So I admired Vijay Joshi for writing an entire book, which will soon be out, called India’s Long Road: the Search for Prosperity. Admittedly, he has plenty of experience; he has churned out two books on Indian growth with Ian Little before. And he is so well placed to write. He can sit on a college lawn – of Merton or St John’s in Oxford – and write on his tablet; if it turns cold or wet, he can retire into Bodleian or one of the other college libraries. He is old enough not to have to teach; he has no distractions except perhaps for an occasional Arctic tern or an undergraduate in a dervish skirt. Still, India does become a bit boring for those familiar with it; it is patriotic of him to continue to observe it. What he does in this book is to give a short introduction to every economic issue and follow it up with an even shorter exhortation to India on what it should do about it. It suggests a touching faith in India’s ability to listen or to do anything rational. But one never knows; I guess it is better to hope than give up.
The book has three parts on growth, stability and inclusion, and political economy, which I found replete with good and boring economics. It was the last part, on the long-run future, that held my attention.
India gives dozens of price subsidies, many of which are conditional; the public distribution system for food grains is the prime example, Joshi would like all these subsidies to be abolished; instead, he would like to see an unconditional subsidy to all households, which would give them all a minimum income. It would not be conditional on their income or on anything else; just the fact that there is a household in India (which may be an individual) would entitle it to a subsidy.

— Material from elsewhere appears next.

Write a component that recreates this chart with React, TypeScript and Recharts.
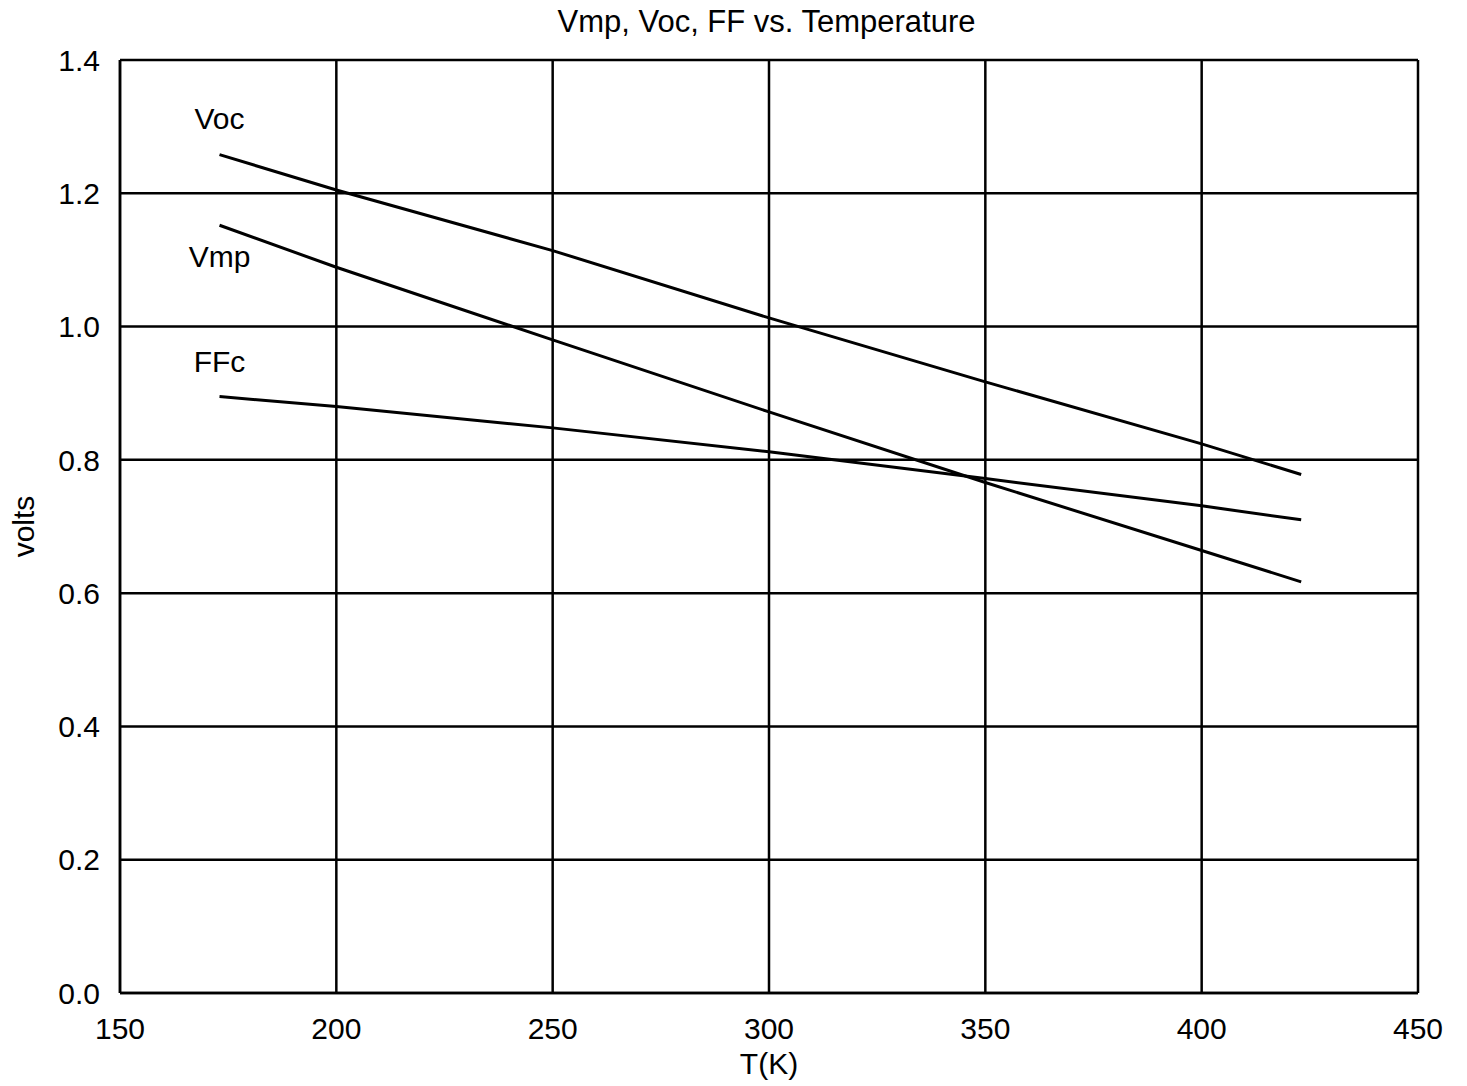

I have always favoured an unconditional subsidy. By expanding targeted subsidies like PDS and MGNREGA, the Manmohan Singh government created the world’s largest corruption programme. The way to remove that corruption is to remove the conditionalities, each of which has to be certified by a corrupt official.
That leads Joshi to reforms in seven areas. Labour laws should be amended to remove the ban on dismissal and introduce severance benefits and schemes for job search and training. General sales tax should be brought in, and price controls on electricity, fertilizers and water should be removed. Land acquisition law of 2013 needs to be amended and price discovery made more transparent. Public enterprises should be privatized unless they are natural monopolies, in which case they should be regulated. Agricultural subsidies should be abolished; they would be replaced by investment in rural infrastructure, and income subsidy. Environmental policies need to be made more effective; a tax should be introduced on fossil fuels, and gradually raised.
Joshi points out that no country has grown rapidly which also did not expand its exports rapidly; India’s export performance has been undistinguished, and in recent years, terrible. It has signed many bilateral trade agreements, which have no serious economic content. Joshi thinks that India should continue unilateral trade liberalization, continue to support WTO initiatives, and join plurilateral agreements within WTO such as Trade in Services Agreement. And it should strive to join all relevant regional trade agreements such as the Trans-Pacific agreement.
Joshi is in favour of the school voucher system which gives children choice of schools, and of contract teachers who can be held accountable and dismissed if they do not deliver. He is against governments’ interference in universities. There should be public health insurance, but the public and the private sector must compete in service delivery.
These are only some of Joshi’s ideas; the book is full of reforms and suggestions in so many areas. There is only one problem with them: they require the government to implement them, and as it happens, Joshi’s opinion of the government’s competence is extremely poor. So at the end of the book one is left asking: what is the point of all this clever thinking? Joshi should work instead on Colombia or Uzbekistan. He may have as little chance of success as in India, but he will enjoy visiting and working on those countries.
I too once dreamt all kinds of dreams on behalf of India. I implemented some of the ideas, and was frustrated in the implementation of many more. I took the frustration badly; it left me depressed for a while. Ultimately, I came to the conclusion that government reform is chaotic business. It happens accidentally and discontinuously. But a reform cannot occur unless the reform proposal is available; so imagining all kinds of reforms is not an entirely pointless activity. The return on such thinking is very uncertain, and often modest; so working on reforms is not very rational. But if your mind is so inclined, and if you enjoy imagining reforms, there is no harm in doing what you want. There are worse things to pursue than reforms. And reforms can happen only if the ideas are ready just when the chance comes; so it is better to be early than late.
And coming to Joshi’s other concern, India’s long-term prospects, so many things that have happened in the past were an utter surprise – the oil crisis, the boom of the 1980s, Japanese capital falling in love with India, the information technology boom, and the fantastic growth rates chalked up more recently. So I think that no one is going to be great at forecasting – not even Joshi.
What matters, however, is not his forecast, but the thinking and reading he has done for the book. His bibliography consists of some 500 works; as one turns the pages, one comes across new ideas all so often. Reading him enables one to economize considerably on reading his sources; for more energetic ones, it also points to new directions in reading and thinking. To sum up, there has not been such a comprehensive book on the Indian economic performance for a long time; for macroeconomists, it is a good way of cranking up the levers of their minds. Much of the economic writing in India is narrowly focused; broad-stroke economics is difficult to come by. That is where Joshi scores.